How can I possibly explain to the starving, naked child that I am a citizen of another America that they can’t always hear? An America that doesn’t approve of its own government and whose collective heart aches at the thought of starving children and inequality? I cannot. I am finding that these skin induced barriers cannot be broken by one person’s language alone. If they could, Martin Luther King Jr., Jesus, and Gandhi would surely have destroyed them all by now. I hear them every day, those revolutionaries who have energized whole nations with amazingly optimistic rhetoric. For so many decades of these brilliant minds crying for justice, peace, and democracy, how can I not have an explanation for this child?

The answer lies in the fact that there is an international conversation going on that I seem to have no say in. I had no part in the coup that killed Patrice Lumumba, I made no decision regarding the invasion of Iraq, and I’m very afraid I won’t be able to save the life of Evo Morales. My international conversation is between family in India, friends in Germany, loved ones in The United States, and the orphans I care for in Zambia. All of these people are also regrettably unheard in the international discussion I am not a part of.

My professed representation in this conversation saddens me daily. The drama that exists in the American political system makes me want to grab most of our politicians by the scruff of their necks and yell, “what are you doing? Can’t you see there are children starving to death?”

I have come to believe that Obama may want to do just the same thing (with much more style of course). And, uninhibited by federal lobbyists, he also wants to add, “Can’t you see we’re positioned to be the most generous nation in the world?” and, “Why has our tax money been so horribly managed?” and, “Why is discrimination still rampant in the United States?” So many of my peers have had something of a political awakening when it comes to Obama, and this is why.

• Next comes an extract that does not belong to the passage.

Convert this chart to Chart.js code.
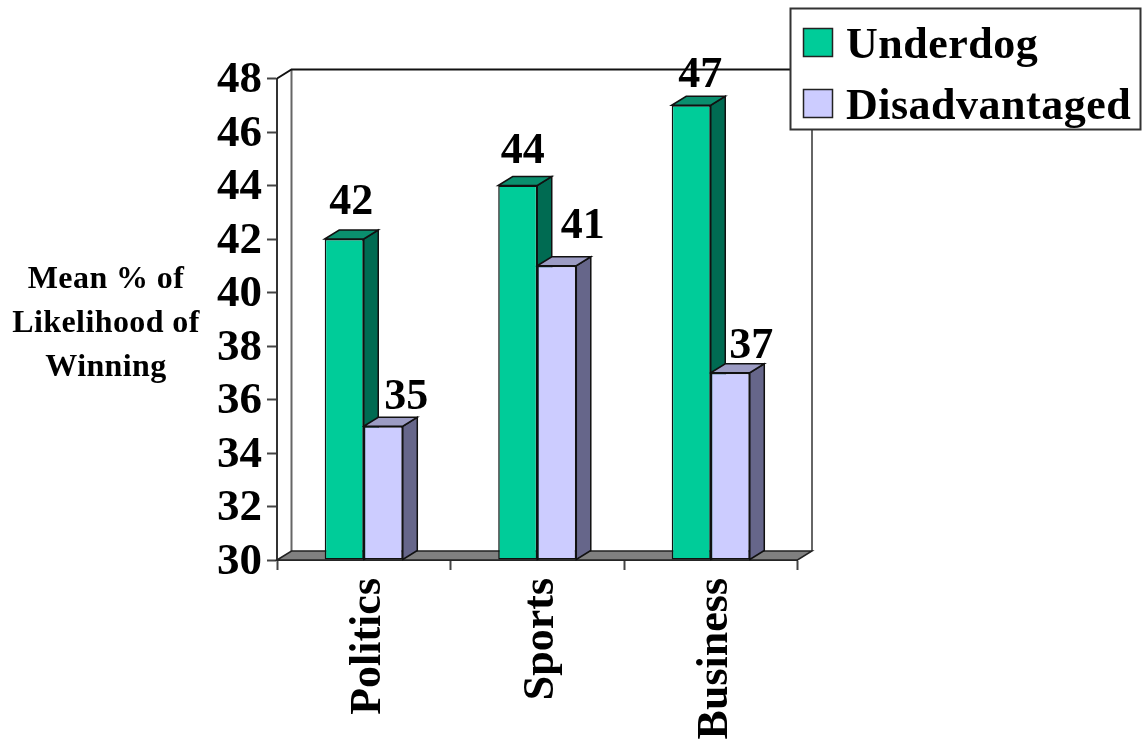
<!DOCTYPE html>
<html>
<head>
<meta charset="utf-8">
<title>Mean % of Likelihood of Winning</title>
<script src="https://cdn.jsdelivr.net/npm/chart.js@4/dist/chart.umd.min.js"></script>
<style>
  html, body { margin: 0; padding: 0; background: #fff; }
  canvas { display: block; }
</style>
</head>
<body>
<canvas id="grafico" width="1142" height="742"></canvas>
<script>
// Dados do gráfico
const categories = ['Politics', 'Sports', 'Business'];
const underdog = [42, 44, 47];
const disadvantaged = [35, 41, 37];
const axisTitle = ['Mean % of', 'Likelihood of', 'Winning'];

const SERIF = '"Liberation Serif", serif';
const DEPTH_X = 14.5;
const DEPTH_Y = 9;

// Cores: frente, lateral e topo de cada série
const faces = [
    { front: '#00CC99', side: '#006B52', top: '#0A8F6E' },
    { front: '#CCCCFF', side: '#66668A', top: '#9C9CC4' }
];

// Deslocamento de cada rótulo de valor em relação ao topo da barra
const labelShift = [
    [[7, -25], [5, -23], [9, -18]],
    [[23, -17], [26, -28], [21, -15]]
];

function poly(ctx, pts, fill, stroke, lw) {
    ctx.beginPath();
    pts.forEach((p, i) => i ? ctx.lineTo(p[0], p[1]) : ctx.moveTo(p[0], p[1]));
    ctx.closePath();
    ctx.fillStyle = fill;
    ctx.fill();
    ctx.strokeStyle = stroke;
    ctx.lineWidth = lw;
    ctx.stroke();
}

// Parede do fundo e piso, atrás das barras
const wallPlugin = {
    id: 'wall',
    beforeDatasetsDraw(chart) {
        const { ctx, chartArea: a } = chart;
        ctx.save();
        // parede
        ctx.strokeStyle = '#666';
        ctx.lineWidth = 2;
        ctx.beginPath();
        ctx.moveTo(a.left + DEPTH_X, a.bottom - DEPTH_Y);
        ctx.lineTo(a.left + DEPTH_X, a.top - DEPTH_Y);
        ctx.moveTo(a.right + DEPTH_X, a.top - DEPTH_Y);
        ctx.lineTo(a.right + DEPTH_X, a.bottom - DEPTH_Y);
        ctx.stroke();
        ctx.strokeStyle = '#111';
        ctx.beginPath();
        ctx.moveTo(a.left, a.top);
        ctx.lineTo(a.left + DEPTH_X, a.top - DEPTH_Y);
        ctx.lineTo(a.right + DEPTH_X, a.top - DEPTH_Y);
        ctx.stroke();
        // piso
        poly(ctx, [
            [a.left, a.bottom],
            [a.left + DEPTH_X, a.bottom - DEPTH_Y],
            [a.right + DEPTH_X, a.bottom - DEPTH_Y],
            [a.right, a.bottom]
        ], '#808080', '#222', 1.5);
        // lateral e topo das barras
        chart.data.datasets.forEach((ds, d) => {
            chart.getDatasetMeta(d).data.forEach(bar => {
                const l = bar.x - bar.width / 2;
                const r = bar.x + bar.width / 2;
                poly(ctx, [
                    [r, bar.base], [r + DEPTH_X, bar.base - DEPTH_Y],
                    [r + DEPTH_X, bar.y - DEPTH_Y], [r, bar.y]
                ], faces[d].side, '#111', 1.5);
                poly(ctx, [
                    [l, bar.y], [l + DEPTH_X, bar.y - DEPTH_Y],
                    [r + DEPTH_X, bar.y - DEPTH_Y], [r, bar.y]
                ], faces[d].top, '#111', 1.5);
            });
        });
        ctx.restore();
    }
};

// Rótulos de valor, categorias giradas, título do eixo e legenda
const textPlugin = {
    id: 'texts',
    afterDraw(chart) {
        const { ctx, scales } = chart;
        ctx.save();
        ctx.fillStyle = '#000';

        // valores
        ctx.font = 'bold 44px ' + SERIF;
        ctx.textAlign = 'center';
        ctx.textBaseline = 'alphabetic';
        chart.data.datasets.forEach((ds, d) => {
            chart.getDatasetMeta(d).data.forEach((bar, i) => {
                const s = labelShift[d][i];
                ctx.fillText(String(ds.data[i]), bar.x + s[0], bar.y + s[1]);
            });
        });

        // categorias, lidas de baixo para cima
        ctx.font = 'bold 44px ' + SERIF;
        ctx.textAlign = 'right';
        categories.forEach((c, i) => {
            ctx.save();
            ctx.translate(scales.x.getPixelForValue(i) + 16, 578);
            ctx.rotate(-Math.PI / 2);
            ctx.fillText(c, 0, 0);
            ctx.restore();
        });

        // título do eixo y
        ctx.font = 'bold 32px ' + SERIF;
        ctx.letterSpacing = '0.4px';
        ctx.textAlign = 'center';
        axisTitle.forEach((t, i) => ctx.fillText(t, 106, 288 + i * 44));

        // legenda
        ctx.fillStyle = '#fff';
        ctx.strokeStyle = '#333';
        ctx.lineWidth = 2;
        ctx.fillRect(790.5, 8.5, 350, 121);
        ctx.strokeRect(790.5, 8.5, 350, 121);
        ctx.textAlign = 'left';
        ctx.font = 'bold 44px ' + SERIF;
        ctx.letterSpacing = '0.5px';
        chart.data.datasets.forEach((ds, d) => {
            const y = 28.5 + d * 61;
            ctx.fillStyle = faces[d].front;
            ctx.strokeStyle = '#222';
            ctx.lineWidth = 1.5;
            ctx.fillRect(803.5, y, 29, 28);
            ctx.strokeRect(803.5, y, 29, 28);
            ctx.fillStyle = '#000';
            ctx.fillText(ds.label, 846, y + 29);
        });
        ctx.restore();
    }
};

new Chart(document.getElementById('grafico').getContext('2d'), {
    type: 'bar',
    data: {
        labels: categories,
        datasets: [
            { label: 'Underdog', data: underdog, backgroundColor: faces[0].front },
            { label: 'Disadvantaged', data: disadvantaged, backgroundColor: faces[1].front }
        ]
    },
    options: {
        responsive: false,
        animation: false,
        base: 30,
        barPercentage: 1,
        categoryPercentage: 0.45,
        borderColor: '#111',
        borderWidth: 1.5,
        borderSkipped: false,
        layout: { padding: { top: 78.5, right: 344.5, left: 0, bottom: 0 } },
        plugins: { legend: { display: false }, tooltip: { enabled: false } },
        scales: {
            x: {
                afterFit(scale) { scale.height = 182; },
                ticks: { display: false },
                border: { color: '#333', width: 2 },
                grid: { drawOnChartArea: false, tickLength: 10, tickColor: '#444', tickWidth: 2 }
            },
            y: {
                min: 30,
                max: 48,
                afterFit(scale) { scale.width = 277; },
                ticks: {
                    stepSize: 2,
                    autoSkip: false,
                    padding: 5,
                    labelOffset: 2,
                    color: '#000',
                    font: { family: SERIF, size: 45, weight: 'bold' }
                },
                border: { color: '#333', width: 2 },
                grid: { drawOnChartArea: false, tickLength: 10, tickColor: '#444', tickWidth: 2 }
            }
        }
    },
    plugins: [wallPlugin, textPlugin]
});
</script>
</body>
</html>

He is asking the questions that many of my previously apathetic generation have already asked, and then answered themselves with, “things are completely out of my control, why bother trying to make change?” It is refreshing and exciting to finally hear a presidential candidate wax passionate about grassroots organizations, independence from fossil fuels, and a second look at global human civil liberties. Simply to feel as if he cares has been enough to raise so many young Americans out of their political stupor. (And it doesn’t hurt that he’s exceedingly charming either.)

Obama speaks to and for the America that I love and the America that I want the rest of the world to know. In Zambia, I have been asked by a girl of eleven, “Will that [Obama] make white people nicer like you?” Her question is devastatingly simple and I want her to know that many Americans are “nice like me” but they are clearly being misrepresented.

For all the Americans who volunteer their time to help those in need, who start inter-faith dialogues, who have huge amounts of empathy and intelligence, for the Americans who dream of the day when race and gender truly don’t matter, Barack Obama represents a very new opportunity.

I believe he has evolved into the next great American revolutionary voice. While his charismatic predecessors have made extravagant strides on a national level, Obama will open the door for America to join in a new, international dialogue on equality, peace, and unity. My peers and I will certainly have a say in this fresh conversation through his voice.

I can only hope that a new global understanding will develop and result in what sounds like the goals cited time and again by Miss America contestants (whose women have had it right all along): an end to ignorant fear and world hunger. This new world vision may sound young and idealistic, but so did Civil Rights and the possibility of a viable non-white presidential candidate in the United States. The process will be long and will not be easy but keeping our precious hope in Barack Obama’s campaign for change can move us forward into a new millennium of peace.